Sabedoria das ruas

Dizia o poeta Mário Quintana: “O autodidata é um ignorante por conta própria”. Quando se atribui o vandalismo à massa ignara – ou seja, à ignorância da massa – a frase de Quintana sugere que o Movimento Passe Livre (MPL) deveria abrir uma escola para o seu exército de simpatizantes.

Seria a Universidade Livre do Passe Livre (ULPL). Com essa sonora sigla, o movimento poderia angariar um respeitável corpo docente, a começar por professores argentinos especializados em estratégias de manifestação de rua: em Buenos Aires, quando os vândalos começam a quebrar tudo, os verdadeiros manifestantes se sentam. Com a bunda no chão, facilitam a ação da polícia para disparar balas de borracha, baixar o cassete e algemar os verdadeiros culpados pela destruição.

Por enquanto, no vai ou racha, as manifestações de rua conseguiram adesões no “arco da sociedade”, como gostavam de dizer os petistas em seus bons tempos de estilingue. Daqui pra frente, qual será o futuro das manifestações? Para responder essa e outras perguntas é que se faz necessária a ULPL, com especialistas das mais diversas tendências.

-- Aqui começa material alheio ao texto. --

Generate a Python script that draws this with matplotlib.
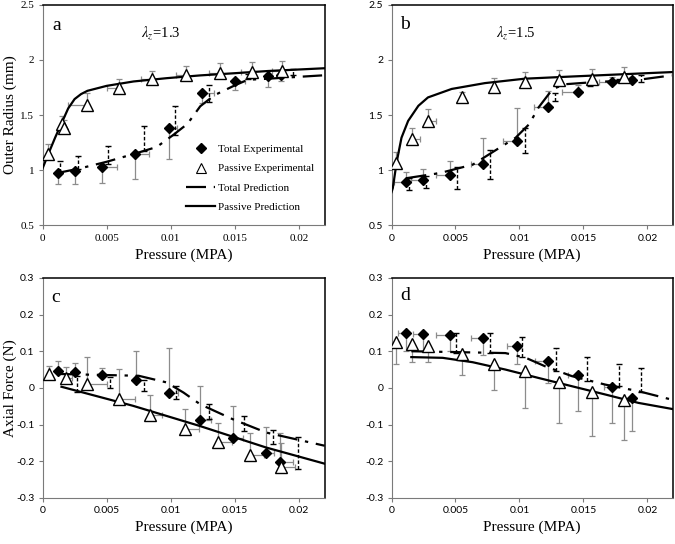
import matplotlib
matplotlib.use("Agg")
import matplotlib.pyplot as plt
from matplotlib.lines import Line2D

plt.rcParams["mathtext.fontset"] = "stix"

SERIF = "Liberation Serif"
SANS = "Lato"

X_TICKS = [0, 0.005, 0.01, 0.015, 0.02]
X_TICK_LABELS = ["0", "0.005", "0.01", "0.015", "0.02"]
R_TICKS = [0.5, 1, 1.5, 2, 2.5]
R_TICK_LABELS = ["0.5", "1", "1.5", "2", "2.5"]
F_TICKS = [-0.3, -0.2, -0.1, 0, 0.1, 0.2, 0.3]
F_TICK_LABELS = ["-0.3", "-0.2", "-0.1", "0", "0.1", "0.2", "0.3"]

# ---- panel a: outer radius, lambda_z = 1.3
A_TOT_X = [0.0012, 0.0025, 0.0046, 0.0072, 0.0099, 0.0124, 0.0150, 0.0176, 0.0186]
A_TOT_Y = [0.976, 0.99, 1.03, 1.15, 1.38, 1.70, 1.81, 1.855, 1.867]
A_TOT_YERR = [-0.10, -0.12, -0.15, -0.23, -0.28, -0.09, -0.08, -0.10, -0.06]
A_TOT_XERR = [0, 0, 0.0012, 0.0011, 0.0006, 0.0010, 0.0008, 0, 0]
A_PAS_X = [0.00044, 0.0015, 0.0017, 0.0035, 0.0060, 0.0085, 0.0112, 0.0138, 0.0163, 0.0187]
A_PAS_Y = [1.15, 1.42, 1.385, 1.59, 1.75, 1.83, 1.86, 1.885, 1.89, 1.90]
A_PAS_YERR = [0.09, 0.07, 0.07, 0.11, 0.08, 0.07, 0.085, 0.085, 0.09, 0.09]
A_PAS_XERR = [0, 0, 0, -0.0015, -0.001, -0.0008, -0.0008, -0.0008, -0.0008, -0.0008]
A_PAS_PX = [0, 0.0005, 0.001, 0.0015, 0.002, 0.0025, 0.003, 0.0035,
            0.005, 0.0071, 0.0097, 0.0123, 0.015, 0.0176, 0.022]
A_PAS_PY = [1.015, 1.16, 1.30, 1.43, 1.56, 1.645, 1.69, 1.72,
            1.765, 1.805, 1.835, 1.86, 1.88, 1.90, 1.925]
A_TOT_PX = [0.0012, 0.0029, 0.0050, 0.0071, 0.0089, 0.0102, 0.0113, 0.0123, 0.0134,
            0.0150, 0.0160, 0.0176, 0.0218]
A_TOT_PY = [0.975, 1.015, 1.076, 1.146, 1.21, 1.32, 1.42, 1.58, 1.68,
            1.77, 1.82, 1.83, 1.86]
A_DASH_X = [0.0014, 0.0028, 0.0051, 0.0079, 0.0103, 0.0130, 0.0160, 0.0195]
A_DASH_BASE = [0.98, 1.01, 1.06, 1.17, 1.32, 1.62, 1.83, 1.86]
A_DASH_TIP = [1.08, 1.13, 1.22, 1.40, 1.58, 1.77, 1.87, 1.92]

# ---- panel b: outer radius, lambda_z = 1.5
B_TOT_X = [0.00117, 0.00246, 0.00459, 0.00718, 0.0098, 0.0122, 0.0146, 0.0172, 0.0188]
B_TOT_Y = [0.891, 0.906, 0.952, 1.06, 1.263, 1.575, 1.706, 1.798, 1.82]
B_TOT_YERR = [0.09, 0.10, 0.13, 0.23, 0.30, 0.145, 0.07, 0.05, 0.03]
B_TOT_XERR = [-0.001, -0.0009, -0.0011, -0.001, -0.0011, -0.0011, -0.0013, -0.001, -0.0008]
B_PAS_X = [0.00034, 0.0016, 0.00285, 0.0055, 0.0080, 0.0104, 0.0131, 0.0157, 0.0182]
B_PAS_Y = [1.065, 1.28, 1.447, 1.66, 1.758, 1.797, 1.82, 1.83, 1.85]
B_PAS_YERR = [0.10, 0.105, 0.105, 0.05, 0.08, 0.09, 0.09, 0.09, 0.085]
B_PAS_XERR = [0, 0.0006, 0.0006, 0, 0, 0, 0, 0, 0]
B_PAS_PX = [0, 0.0001, 0.0004, 0.00078, 0.0013, 0.0021, 0.00285, 0.0047,
            0.0073, 0.0104, 0.0141, 0.018, 0.0219]
B_PAS_PY = [0.80, 0.836, 1.07, 1.294, 1.447, 1.584, 1.66, 1.737,
            1.79, 1.83, 1.85, 1.87, 1.89]
B_TOT_PX = [0.00117, 0.00376, 0.00635, 0.0084, 0.0097, 0.01075, 0.0115, 0.0126,
            0.0136, 0.0157, 0.0193, 0.0219]
B_TOT_PY = [0.927, 0.973, 1.05, 1.20, 1.294, 1.416, 1.57, 1.737,
            1.78, 1.798, 1.82, 1.86]
B_DASH_X = [0.0014, 0.0027, 0.0051, 0.0077, 0.0104, 0.0128, 0.0155, 0.0178, 0.0195]
B_DASH_BASE = [0.93, 0.95, 1.03, 1.18, 1.38, 1.70, 1.80, 1.83, 1.86]
B_DASH_TIP = [0.82, 0.84, 0.83, 0.92, 1.16, 1.63, 1.76, 1.80, 1.80]

# ---- panel c: axial force, lambda_z = 1.3
C_TOT_X = [0.00122, 0.00252, 0.00462, 0.00727, 0.00984, 0.0123, 0.01486, 0.01745, 0.01855]
C_TOT_Y = [0.045, 0.042, 0.035, 0.021, -0.015, -0.088, -0.138, -0.177, -0.202]
C_TOT_YERR = [0.027, 0.025, 0.019, 0.08, 0.125, 0.093, 0.089, 0.07, 0.08]
C_TOT_XERR = [0, 0, 0, 0, 0.0007, 0.0008, 0.0008, 0.0006, 0.001]
C_PAS_X = [0.00049, 0.0018, 0.0035, 0.0060, 0.0084, 0.0111, 0.0137, 0.0162, 0.0186]
C_PAS_Y = [0.039, 0.026, 0.010, -0.031, -0.074, -0.113, -0.148, -0.184, -0.216]
C_PAS_YERR = [0.021, 0.03, 0.073, 0.082, 0.054, 0.055, 0.053, 0.062, 0.066]
C_PAS_XERR = [0, 0.0005, 0.0015, 0.0012, 0.0009, 0.0011, 0.0011, 0.0011, 0.0011]
C_PAS_PX = [0.00148, 0.00706, 0.01226, 0.01745, 0.022]
C_PAS_PY = [0.003, -0.049, -0.104, -0.163, -0.207]
C_TOT_PX = [0.0012, 0.0075, 0.00966, 0.011, 0.0123, 0.01486, 0.01745, 0.022]
C_TOT_PY = [0.038, 0.033, 0.015, -0.013, -0.045, -0.086, -0.122, -0.158]
C_DASH_X = [0.0027, 0.0053, 0.0079, 0.0104, 0.0130, 0.0157, 0.0180, 0.0199]
C_DASH_BASE = [0.032, 0.03, 0.022, 0.005, -0.045, -0.077, -0.115, -0.135]
C_DASH_TIP = [-0.012, 0.0, -0.008, -0.031, -0.086, -0.118, -0.154, -0.222]

# ---- panel d: axial force, lambda_z = 1.5
D_TOT_X = [0.00117, 0.00246, 0.00459, 0.00718, 0.0098, 0.0122, 0.0146, 0.0172, 0.0188]
D_TOT_Y = [0.15, 0.147, 0.145, 0.136, 0.115, 0.073, 0.036, 0.002, -0.027]
D_TOT_YERR = [-0.05, -0.047, -0.045, -0.046, -0.051, -0.059, -0.10, -0.097, -0.091]
D_TOT_XERR = [-0.0007, -0.0008, -0.0011, -0.001, -0.0008, -0.001, -0.0008, -0.0006, 0]
D_PAS_X = [0.00034, 0.0016, 0.00285, 0.0055, 0.0080, 0.0104, 0.0131, 0.0157, 0.0182]
D_PAS_Y = [0.125, 0.121, 0.114, 0.093, 0.065, 0.045, 0.016, -0.011, -0.034]
D_PAS_YERR = [-0.06, -0.05, -0.044, -0.057, -0.07, -0.10, -0.111, -0.121, -0.107]
D_PAS_XERR = [0, 0, 0, 0, 0, 0, 0, 0, 0]
D_PAS_PX = [0.00155, 0.004, 0.00635, 0.0089, 0.0115, 0.0141, 0.0167, 0.0193, 0.022]
D_PAS_PY = [0.084, 0.082, 0.07, 0.05, 0.027, 0.0045, -0.018, -0.041, -0.058]
D_TOT_PX = [0.00155, 0.0089, 0.0105, 0.012, 0.0141, 0.0167, 0.0193, 0.022]
D_TOT_PY = [0.1, 0.095, 0.082, 0.059, 0.032, 0.009, -0.009, -0.033]
D_DASH_X = [0.00505, 0.0077, 0.01023, 0.01282, 0.01528, 0.01775, 0.0195]
D_DASH_BASE = [0.095, 0.095, 0.085, 0.045, 0.02, 0.005, -0.01]
D_DASH_TIP = [0.15, 0.15, 0.14, 0.11, 0.085, 0.065, 0.055]


def split(errs):
    lo = [max(-e, 0) for e in errs]
    hi = [max(e, 0) for e in errs]
    return [lo, hi]


def draw_panel(ax, p):
    gray = "#8c8c8c"
    # experimental error bars (grey, one-sided)
    for x, y, ye, xe in [(p["tx"], p["ty"], p["tye"], p["txe"]),
                         (p["px"], p["py"], p["pye"], p["pxe"])]:
        ax.errorbar(x, y, yerr=split(ye), xerr=split(xe), fmt="none",
                    ecolor=gray, elinewidth=0.9, capsize=2, capthick=0.9, zorder=2)
    # dashed bars on the total prediction
    derr = [t - b for b, t in zip(p["db"], p["dt"])]
    eb = ax.errorbar(p["dx"], p["db"], yerr=split(derr), fmt="none", ecolor="black",
                     elinewidth=1.0, capsize=2, capthick=1.0, zorder=2)
    eb[2][0].set_linestyle((0, (2.5, 1.5)))

    ax.plot(p["tpx"], p["tpy"], color="black", lw=1.6,
            dashes=(9, 3.5, 1.5, 3.5), zorder=3)
    ax.plot(p["ppx"], p["ppy"], color="black", lw=1.6, zorder=3)
    ax.plot(p["tx"], p["ty"], "D", color="black", ms=5, lw=0, zorder=4)
    ax.plot(p["px"], p["py"], "^", mfc="white", mec="black", mew=1.0,
            ms=8, lw=0, zorder=4)

    ax.set_xlim(0, 0.022)
    ax.set_xticks(X_TICKS)
    ax.set_xticklabels(X_TICK_LABELS)
    ax.set_xlabel("Pressure (MPA)", family=SERIF, fontsize=11, labelpad=4)
    for side in ["left", "bottom"]:
        ax.spines[side].set_color("#7a7a7a")
    for side in ["top", "right"]:
        ax.spines[side].set_color("black")
        ax.spines[side].set_linewidth(1.1)
    ax.tick_params(length=3, color="#7a7a7a", width=0.8, pad=3)
    ax.text(p["lx"], p["ly"], p["letter"], transform=ax.transAxes,
            family=SERIF, fontsize=14, va="center", ha="left")
    if p["lam"]:
        ax.text(p["lamx"], 0.875, p["lam"], transform=ax.transAxes,
                family=SERIF, fontsize=10.5, va="center", ha="center")


def main():
    fig = plt.figure(figsize=(6.75, 5.44), dpi=100)
    ax_a = fig.add_axes([0.063, 0.586, 0.418, 0.405])
    ax_b = fig.add_axes([0.580, 0.586, 0.417, 0.405])
    ax_c = fig.add_axes([0.063, 0.085, 0.418, 0.404])
    ax_d = fig.add_axes([0.580, 0.085, 0.417, 0.404])

    panels = [
        (ax_a, dict(tx=A_TOT_X, ty=A_TOT_Y, tye=A_TOT_YERR, txe=A_TOT_XERR,
                    px=A_PAS_X, py=A_PAS_Y, pye=A_PAS_YERR, pxe=A_PAS_XERR,
                    ppx=A_PAS_PX, ppy=A_PAS_PY, tpx=A_TOT_PX, tpy=A_TOT_PY,
                    dx=A_DASH_X, db=A_DASH_BASE, dt=A_DASH_TIP,
                    letter="a", lx=0.035, ly=0.905,
                    lam=r"$\lambda_z$=1.3", lamx=0.42)),
        (ax_b, dict(tx=B_TOT_X, ty=B_TOT_Y, tye=B_TOT_YERR, txe=B_TOT_XERR,
                    px=B_PAS_X, py=B_PAS_Y, pye=B_PAS_YERR, pxe=B_PAS_XERR,
                    ppx=B_PAS_PX, ppy=B_PAS_PY, tpx=B_TOT_PX, tpy=B_TOT_PY,
                    dx=B_DASH_X, db=B_DASH_BASE, dt=B_DASH_TIP,
                    letter="b", lx=0.03, ly=0.91,
                    lam=r"$\lambda_z$=1.5", lamx=0.44)),
        (ax_c, dict(tx=C_TOT_X, ty=C_TOT_Y, tye=C_TOT_YERR, txe=C_TOT_XERR,
                    px=C_PAS_X, py=C_PAS_Y, pye=C_PAS_YERR, pxe=C_PAS_XERR,
                    ppx=C_PAS_PX, ppy=C_PAS_PY, tpx=C_TOT_PX, tpy=C_TOT_PY,
                    dx=C_DASH_X, db=C_DASH_BASE, dt=C_DASH_TIP,
                    letter="c", lx=0.03, ly=0.91, lam=None, lamx=0)),
        (ax_d, dict(tx=D_TOT_X, ty=D_TOT_Y, tye=D_TOT_YERR, txe=D_TOT_XERR,
                    px=D_PAS_X, py=D_PAS_Y, pye=D_PAS_YERR, pxe=D_PAS_XERR,
                    ppx=D_PAS_PX, ppy=D_PAS_PY, tpx=D_TOT_PX, tpy=D_TOT_PY,
                    dx=D_DASH_X, db=D_DASH_BASE, dt=D_DASH_TIP,
                    letter="d", lx=0.03, ly=0.92, lam=None, lamx=0)),
    ]
    for ax, p in panels:
        draw_panel(ax, p)

    for ax in (ax_a, ax_b):
        ax.set_ylim(0.5, 2.5)
        ax.set_yticks(R_TICKS)
        ax.set_yticklabels(R_TICK_LABELS)
    for ax in (ax_c, ax_d):
        ax.set_ylim(-0.3, 0.3)
        ax.set_yticks(F_TICKS)
        ax.set_yticklabels(F_TICK_LABELS)

    ax_a.set_ylabel("Outer Radius (mm)", family=SERIF, fontsize=11)
    ax_a.yaxis.set_label_coords(-0.09, 0.5)
    ax_c.set_ylabel("Axial Force (N)", family=SERIF, fontsize=11)
    ax_c.yaxis.set_label_coords(-0.09, 0.5)

    # panel a uses serif tick labels, the others a sans face
    for lab in ax_a.get_xticklabels() + ax_a.get_yticklabels():
        lab.set_family(SERIF)
        lab.set_fontsize(8)
    for ax in (ax_b, ax_c, ax_d):
        for lab in ax.get_xticklabels() + ax.get_yticklabels():
            lab.set_family(SANS)
            lab.set_fontsize(7.5)

    handles = [
        Line2D([], [], marker="D", color="black", lw=0, ms=5),
        Line2D([], [], marker="^", mfc="white", mec="black", mew=0.8, lw=0, ms=7),
        Line2D([], [], color="black", lw=1.6, dashes=(9, 3.5, 1.5, 3.5)),
        Line2D([], [], color="black", lw=1.6),
    ]
    labels = ["Total Experimental", "Passive Experimental",
              "Total Prediction", "Passive Prediction"]
    ax_a.legend(handles, labels, loc="lower right", bbox_to_anchor=(1.0, 0.015),
                frameon=False, prop={"family": SERIF, "size": 8},
                handlelength=2.6, handletextpad=0.3, labelspacing=0.85)

    fig.savefig("out.png", dpi=100)


if __name__ == "__main__":
    main()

A professora Marilene Chauí, por exemplo, poderia ressuscitar a disciplina de “Moral e Cívica” – tão decantada pelos militares –para passar aos jovens ativistas suas teorias sobre a classe média, segunda ela a verdadeira massa ignara da nação: “A classe média é uma abominação política, porque é fascista, é uma abominação ética porque é violenta, e é uma abominação cognitiva porque é ignorante”.

Na sala ao lado, a ULPL poderia contar com o filósofo Olavo de Carvalho para explicar como realizar passeatas e protestos ombro a ombro com os militares: “Se um único general tomasse a dianteira e prendesse os corruptos que a massa revoltada quer ver na cadeia, ganharia instantaneamente o apoio de toda a população, inclusive de grande parte dos agitadores de rua”.

Entre outros professores, o trombonista Raul de Souza ensinaria como botar a boca no trombone; o ex-ministro Delfim Neto revelaria porque não existe almoço grátis; Roberto Requião e Beto Richa explicariam como ganhar eleições para prefeito de Curitiba em cima de um ônibus; o deputado e militar Jair Bolsonaro lecionaria armas e munições de borracha; Zé da Bíblia falaria sobre o Apocalipse; Lula não poderia deixar de botar um dedinho; e os médicos cubanos ensinariam as modernas práticas de primeiros socorros numa democracia.